Gabriel was excited by this development, saying that it would "revolutionise drum sounds", and subsequently built "Intruder" around the drums. He then instructed Collins to remove the cymbals from his kit and repeat the drum pattern throughout the entire song. During the song's run-through, Collins kept intuitively striking the air where his cymbals were previously situated, so Gabriel suggested that they place additional drums in those locations. The removal of these cymbals allowed Padgham to place microphones closer to Collins' drum kit.

Collins played the drum track along to a metronome from an early drum machine to maintain a consistent tempo as no other instruments had been recorded yet. To emulate the sound from the reverse talkback microphones, Padgham had originally processed the signal with the built-in compressors from the SSL recording console, although he felt that this setup failed to match what had been achieved through the reverse talkback microphone. As such, he asked one of the engineers to reroute the signal to a separate channel, which was then treated with a noise gate.

At the request of Collins, Gabriel gave him credit in the liner notes for creating the drum pattern. Gabriel contended that the gated-reverb sound had been used prior to "Intruder", specifically on Drums and Wires by XTC, where the effect was used more as a "colouring agent". However, Gabriel wanted to showcase the gated-reverb drum sound by making it the focal point of “Intruder,"

== Critical reception ==
Beat Instrumental characterised the song as an "uncanny but powerful start to the album." Reviewing the song for Record Mirror, Robin Smith thought that the song was "as awesome as the monster in Alien as it twists and turns down dark passages". In his review of Gabriel's third self-titled studio album, Chris Roberts of The Quietus described "Intruder" as "an extraordinary piece of creepy-sexy art-rock." He said that the song's narrator was represented as an "up-to-no-good stalker, breaking and entering, part-Hitchcock, part-care-in-the-community" whose "lusts and motivations [are] intense."

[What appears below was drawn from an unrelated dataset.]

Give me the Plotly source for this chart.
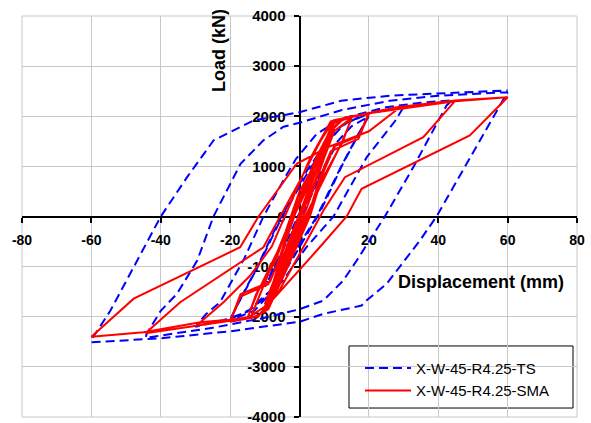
import plotly.graph_objects as go

# X-W-45-R4.25-TS (blue dashed) : displacement (mm) / load (kN)
ts_x = [0, 4, 8, 10, 7, 0.5, -4, -8, -10, -7, -0.5,
        6, 11, 15, 20, 17, 12, 5, -3, -9, -14, -20, -17, -12, -5, 3, 9, 13, 20,
        17.5, 12.5, 6, -2, -8, -13, -20, -17.5, -12.5, -6, 2, 8, 12, 17, 20,
        30, 27.5, 19.4, 14, 9.8, 2, -5, -9.4, -15, -22, -30, -27, -22.9, -16, -10.4, -4, -1, 5, 12, 25, 35, 44,
        42.4, 32.8, 24.6, 16.5, 12.6, 6.9, 0, -10, -25, -44.4,
        -44, -40, -35.3, -29.5, -24.8, -17, -10.4, -4.6, 0, 12, 26, 40, 60,
        59.8, 39.5, 34.7, 28.9, 25.1, 19.3, 17.9, 6.8, 0, -20, -40, -60,
        -59.8, -54.5, -47.8, -43.9, -40, -32.4, -24.8, -19, -13.3, 0, 12, 26, 40, 60]
ts_y = [0, 550, 1100, 1350, 950, 0, -550, -1100, -1400, -1000, 0,
        850, 1500, 1800, 2000, 1650, 1000, 0, -900, -1550, -1850, -2050, -1650, -1000, 0, 950, 1550, 1850, 2050,
        1700, 1050, 100, -850, -1500, -1880, -2070, -1700, -1050, -100, 900, 1500, 1800, 1980, 2060,
        2180, 1900, 1184, 520, 0, -613, -1300, -1543, -1900, -2070, -2200, -1950, -1710, -850, 0, 800, 1150, 1650, 1950, 2180, 2270, 2320,
        2215, 984, 0, -878, -1277, -1677, -1850, -2020, -2220, -2420,
        -2335, -1880, -1540, -880, 0, 1050, 1520, 1790, 1870, 2120, 2310, 2410, 2480,
        2460, 0, -479, -1012, -1345, -1677, -1777, -1944, -2100, -2290, -2430, -2510,
        -2441, -1876, -1012, -479, 0, 785, 1517, 1717, 1916, 2080, 2310, 2410, 2450, 2515]

# X-W-45-R4.25-SMA (red solid)
sma_x = [0, 4, 8, 10, 7, 1, -4, -8, -10, -7, -1,
         3, 7, 10, 7.5, 2, -3, -7, -10, -7.5, -2,
         5, 10, 15, 12, 6, 1, -5, -10, -15, -12, -6, -1,
         4, 9, 15, 12.5, 7, 2, -4, -9, -15, -12.5, -7, -2,
         5, 10, 13, 20, 17, 9, 6, 2, -5, -10, -13, -20, -17, -8.5, -5, -1,
         4, 9, 13, 20, 17, 10, 7, 3, -4, -9, -13, -20, -17, -9, -6, -2,
         5, 10, 16.5, 29, 20, 7, 0, -4, -9, -14, -29.6, -21.9, -14.2, -8, -3, 3, 9, 20, 44.8,
         35.7, 13.1, 6.9, 2, -6, -12, -30, -44.4,
         -34.4, -20, -10.4, -5.6, 0, 6, 9.8, 28, 44.8, 60,
         49.1, 17.9, 13.6, 5, -12.3, -28.6, -45, -60,
         -47.8, -17.1, -11.8, -0.8, 6.4, 9.8, 16.5, 28, 44.8, 60]
sma_y = [0, 750, 1400, 1700, 1150, 100, -750, -1450, -1750, -1200, -100,
         600, 1300, 1750, 1250, 150, -650, -1350, -1800, -1300, -50,
         950, 1700, 1950, 1450, 600, -100, -1050, -1800, -2020, -1500, -650, 100,
         900, 1650, 1970, 1500, 800, 0, -950, -1750, -2030, -1550, -900, 50,
         1050, 1800, 1960, 2050, 1550, 1300, 800, -100, -1200, -1900, -2000, -2090, -1550, -1300, -700, 100,
         950, 1700, 1970, 2060, 1600, 1400, 900, 0, -1100, -1850, -2010, -2100, -1600, -1350, -900, 50,
         1200, 1870, 2016, 2180, 1700, 1350, 500, -300, -1150, -2000, -2170, -1710, -1178, -600, 200, 1150, 1900, 2060, 2300,
         1583, 784, 120, -500, -1500, -2000, -2180, -2330,
         -1710, -1044, -613, 0, 700, 1500, 1916, 2180, 2300, 2380,
         1617, 553, 0, -679, -2010, -2110, -2310, -2400,
         -1640, -613, 0, 1052, 1317, 1916, 2016, 2182, 2315, 2381]

x_ticks = [-80, -60, -40, -20, 0, 20, 40, 60, 80]
y_ticks = [-4000, -3000, -2000, -1000, 0, 1000, 2000, 3000, 4000]

FONT = "Liberation Sans, Arial, sans-serif"
GRID = "#c8c8c8"

fig = go.Figure()
fig.add_trace(go.Scatter(x=ts_x, y=ts_y, mode="lines", name="X-W-45-R4.25-TS",
                         line=dict(color="#0000FF", width=2, dash="9px,5px")))
fig.add_trace(go.Scatter(x=sma_x, y=sma_y, mode="lines", name="X-W-45-R4.25-SMA",
                         line=dict(color="#FF0000", width=2)))

axis_common = dict(
    showgrid=True, gridcolor=GRID, gridwidth=1,
    zeroline=False, showline=True, linecolor="black", linewidth=2,
    ticks="outside", ticklen=5, tickcolor="black", tickwidth=1.5,
    anchor="free", position=0.5, layer="below traces", automargin=False,
    ticklabeloverflow="allow",
)
fig.update_xaxes(range=[-80, 80], tickvals=x_ticks, ticktext=[str(v) for v in x_ticks],
                 side="bottom", ticklabelstandoff=6,
                 tickfont=dict(family=FONT, size=14, color="black", weight="bold"), **axis_common)
fig.update_yaxes(range=[-4000, 4000], tickvals=y_ticks, ticktext=[str(v) for v in y_ticks],
                 side="left", ticklabelstandoff=5,
                 tickfont=dict(family=FONT, size=15, color="black", weight="bold"), **axis_common)

fig.add_annotation(x=-23.4, y=3310, xref="x", yref="y", text="<b>Load (kN)</b>", textangle=-90,
                   showarrow=False, font=dict(family=FONT, size=18, color="black"))
fig.add_annotation(x=52.2, y=-1300, xref="x", yref="y", text="<b>Displacement (mm)</b>",
                   showarrow=False, font=dict(family=FONT, size=18, color="black"))

# outer grid frame (edge grid lines)
fig.add_shape(type="rect", xref="paper", yref="paper", x0=0, x1=1, y0=0, y1=1,
              line=dict(color=GRID, width=1), layer="below")
# legend box
fig.add_shape(type="rect", xref="paper", yref="paper", x0=0.5892, x1=0.9928, y0=0.0224, y1=0.1771,
              line=dict(color="black", width=1), fillcolor="white", layer="below")

fig.update_layout(
    width=591, height=423,
    margin=dict(l=22, r=14, t=16, b=6),
    paper_bgcolor="white", plot_bgcolor="white",
    showlegend=True,
    legend=dict(x=0.609, y=0.163, xanchor="left", yanchor="top", bgcolor="rgba(0,0,0,0)",
                borderwidth=0, font=dict(family=FONT, size=15, color="black"),
                itemwidth=46, tracegroupgap=0),
)

fig.write_html("out.html")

Stephen Thomas Erlewine of AllMusic labelled the song as an "ominous opener" that was also "undeniably alluring." He believed that some of the sounds on the recording were the scariest that Gabriel had achieved up to that point in his career.

== Personnel ==
- Peter Gabriel – piano, lead and backing vocals, whistling
- Phil Collins – drums, drum pattern
- Morris Pert – percussion
- Larry Fast – synthesizers
- David Rhodes – guitars, backing vocals

== Other versions ==
The song was often performed live by Gabriel in the early 1980s, and is included on his first live album, Plays Live (1983). It appears also on Gabriel's ninth studio album New Blood (2011) in symphonic version. Gabriel stated that the song's New Blood arrangement was inspired by the work of film director Alfred Hitchcock and composer Bernard Herrmann.

In 1992, the American rock band Primus recorded a cover version of the song and included it as the opening track to their extended play (EP) of cover songs Miscellaneous Debris. The band later covered the song again in 2018 with Brann Dailor of Mastodon at a live performance in Sterling Heights, Michigan.